Signed sealed and published in the presence of us who have subscribed in the presence of the Testatator and of each other.

William Ballard (his mark)

Witnesses: Thomas B. Matlock, Thomas Osborn, James M. McNabb

Recorded December Term 1852, “Witness my hand at office in Kingston the 1st Monday of December A.D. 1852” Austin S. Greene, Clk.

Estate Inventory entered March Term 1853. Property reported sold 28 & 29 December 1852 (p. 387).

Final accounting entered 13 January 1855 (p. 510).


William’s son Washington Ballard died relatively young, at age 52. A descendant posted a biography in Findagrave.com:

Washington Ballard was the first child of William and Polly Ballard. He was the clerk of the session of Prospect Church where he is now buried. We know that he was a dedicated Christian from his devotion to his church and from the gift of land that he made to the church for the cemetery. Also his brother, John Eblen Ballard, gave land to the church.

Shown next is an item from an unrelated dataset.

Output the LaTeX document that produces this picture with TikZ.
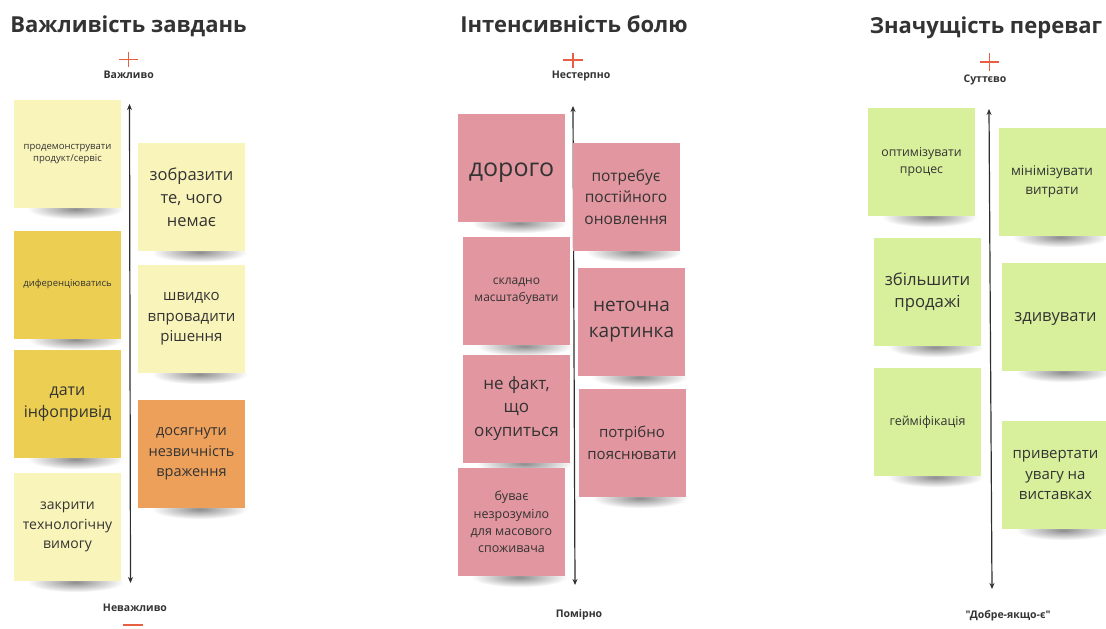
\documentclass[tikz,border=0pt]{standalone}
\usepackage{fontspec}
\setmainfont{Open Sans}
\newfontfamily\plainquotes{Open Sans}[Ligatures=TeXOff]
\usetikzlibrary{arrows.meta}
\pgfdeclarelayer{background}
\pgfsetlayers{background,main}

\definecolor{ink}{HTML}{333333}
\definecolor{accent}{HTML}{E85E42}
\definecolor{paleyellow}{HTML}{F9F4BA}
\definecolor{goldyellow}{HTML}{ECCF52}
\definecolor{softorange}{HTML}{EDA05A}
\definecolor{rosepink}{HTML}{E296A0}
\definecolor{limegreen}{HTML}{D8F09C}

\newcommand\sz[2]{\fontsize{#1}{#2}\selectfont}

\tikzset{
  sticky/.style={rectangle, minimum width=107pt, minimum height=108pt,
    inner sep=0pt, align=center, text=ink},
  heading/.style={anchor=base, text=ink, font=\bfseries\sz{22}{27}},
  axislabel/.style={anchor=base, text=ink, font=\bfseries\sz{10.5}{13}},
  axis/.style={line width=1.2pt, draw=ink!90!black,
    {Stealth[length=6pt,width=5pt]}-{Stealth[length=6pt,width=5pt]}},
  mark line/.style={draw=accent, line width=1.5pt},
  notesh/.style={inner color=black!45, outer color=white},
}

% soft curled shadow under a note
\newcommand\noteshadow[1]{%
  \begin{pgfonlayer}{background}
    \shade[notesh] ([xshift=8pt,yshift=-1pt]#1.south) ellipse [x radius=48pt, y radius=10pt];
  \end{pgfonlayer}}

\begin{document}
\begin{tikzpicture}[x=1pt,y=-1pt]
\useasboundingbox (0,0) rectangle (1106,629);
\begin{pgfonlayer}{background}
  \fill[white] (0,0) rectangle (1106,629);
\end{pgfonlayer}

% ---------------- column 1: task importance ----------------
\node[heading] (t1) at (128.5,32) {Важливість завдань};
\draw[mark line] (119,59.5) -- (138,59.5) (128.5,52) -- (128.5,67);
\node[axislabel] (hi1) at (128.7,78) {Важливо};
\node[axislabel] (lo1) at (135,611) {Неважливо};
\draw[mark line] (123,625) -- (143,625);
\coordinate (a1top) at (129.5,104);
\coordinate (a1bot) at (130.5,583);
\draw[axis] (a1bot) -- (a1top);

\node[sticky, fill=paleyellow, font=\sz{9.5}{12.5}] (p1) at (67.5,154)
  {продемонструвати\\продукт/сервіс};
\node[sticky, fill=goldyellow, font=\sz{9.5}{12.5}] (p2) at (67.5,284.5)
  {диференціюватись};
\node[sticky, fill=goldyellow, font=\sz{16}{21.5}] (p3) at (67.5,404)
  {дати\\інфопривід};
\node[sticky, fill=paleyellow, font=\sz{14}{19.5}] (p4) at (67.5,527)
  {закрити\\технологічну\\вимогу};
\node[sticky, fill=paleyellow, font=\sz{16.5}{23}] (p5) at (191.5,197)
  {зобразити\\те, чого\\немає};
\node[sticky, fill=paleyellow, font=\sz{15}{20.5}] (p6) at (191.5,319)
  {швидко\\впровадити\\рішення};
\node[sticky, fill=softorange, font=\sz{14.5}{20.5}] (p7) at (191.5,454)
  {досягнути\\незвичність\\враження};

% ---------------- column 2: pain intensity ----------------
\node[heading] (t2) at (574,32) {Інтенсивність болю};
\draw[mark line] (563,60) -- (583,60) (573,53) -- (573,68);
\node[axislabel] (hi2) at (581,78) {Нестерпно};
\node[axislabel] (lo2) at (579,617) {Помірно};
\coordinate (a2top) at (573,106);
\coordinate (a2bot) at (575,585);
\draw[axis] (a2bot) -- (a2top);

\node[sticky, fill=rosepink, font=\sz{25}{30}] (q1) at (511.5,168)
  {\raisebox{-8pt}[0pt][0pt]{дорого}};
\node[sticky, fill=rosepink, font=\sz{12}{16.5}] (q2) at (516.5,291)
  {складно\\масштабувати};
\node[sticky, fill=rosepink, font=\sz{17}{23.3}] (q3) at (516.5,408.5)
  {не факт,\\що\\окупиться};
\node[sticky, fill=rosepink, font=\sz{12.5}{17.3}] (q4) at (511.5,522)
  {буває\\незрозуміло\\для масового\\споживача};
\node[sticky, fill=rosepink, font=\sz{15.5}{21.7}] (q5) at (626,197)
  {потребує\\постійного\\оновлення};
\node[sticky, fill=rosepink, font=\sz{19}{26}] (q6) at (631.5,322)
  {неточна\\картинка};
\node[sticky, fill=rosepink, font=\sz{15}{21.5}] (q7) at (632,443)
  {потрібно\\пояснювати};

% ---------------- column 3: benefit significance ----------------
\node[heading] (t3) at (986,33) {Значущість переваг};
\draw[mark line] (980,62) -- (999,62) (989.5,53) -- (989.5,71);
\node[axislabel] (hi3) at (985,82) {Суттєво};
\node[axislabel, font=\plainquotes\bfseries\sz{10.5}{13}] (lo3) at (1008,618)
  {"Добре-якщо-є"};
\coordinate (a3top) at (989,109);
\coordinate (a3bot) at (992,589);
\draw[axis] (a3bot) -- (a3top);

\node[sticky, fill=limegreen, font=\sz{12.3}{16.7}] (r1) at (921.5,162)
  {оптимізувати\\процес};
\node[sticky, fill=limegreen, font=\sz{16.7}{22.7}] (r2) at (927.5,292)
  {збільшити\\продажі};
\node[sticky, fill=limegreen, font=\sz{12.5}{17}] (r3) at (927.5,422)
  {гейміфікація};
\node[sticky, fill=limegreen, font=\sz{13.5}{19}] (r4) at (1052,182)
  {мінімізувати\\витрати};
\node[sticky, fill=limegreen, font=\sz{16.5}{22}] (r5) at (1055.5,317)
  {\raisebox{-4.5pt}[0pt][0pt]{здивувати}};
\node[sticky, fill=limegreen, font=\sz{15}{20.5}] (r6) at (1055.5,475)
  {привертати\\увагу на\\виставках};

% shadows beneath every note
\foreach \n in {p1,p2,p3,p4,p5,p6,p7,q1,q2,q3,q4,q5,q6,q7,r1,r2,r3,r4,r5,r6}
  {\noteshadow{\n}}
\end{tikzpicture}
\end{document}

Washington was around 18 years old when his family moved to the farm south of the TN. River in the Hiwassee District about 1826.  He lived in the two-story log cabin just over the hill from the Prospect Church.

He married Sarah Pursley on November 7, 1833. He then bought fifty acres of land for $300. adjacent to his fathers farm (Roane Cty Register, Book G. pg. 331). Washington and Sarah had nine children.  All of their sons were named after famous people.  He later married Harriet Oliphant and they had two children.

My great-grandfather apparently died unexpectedly at the age of 52. I wonder if his death was accidental or did he have a heart attack. His eldest son, Thomas Jefferson Ballard, was the executor of his estate and the inventory was listed in Roane County Wills and Estate Book Vol.F,pg 375,380-381,439 dated July 1861. It is interesting that his widow, Harriet Oliphant Ballard, had to buy goods from the estate.

Washington Ballard is buried in the Prospect Cemetery with a large stone bench as his grave marker.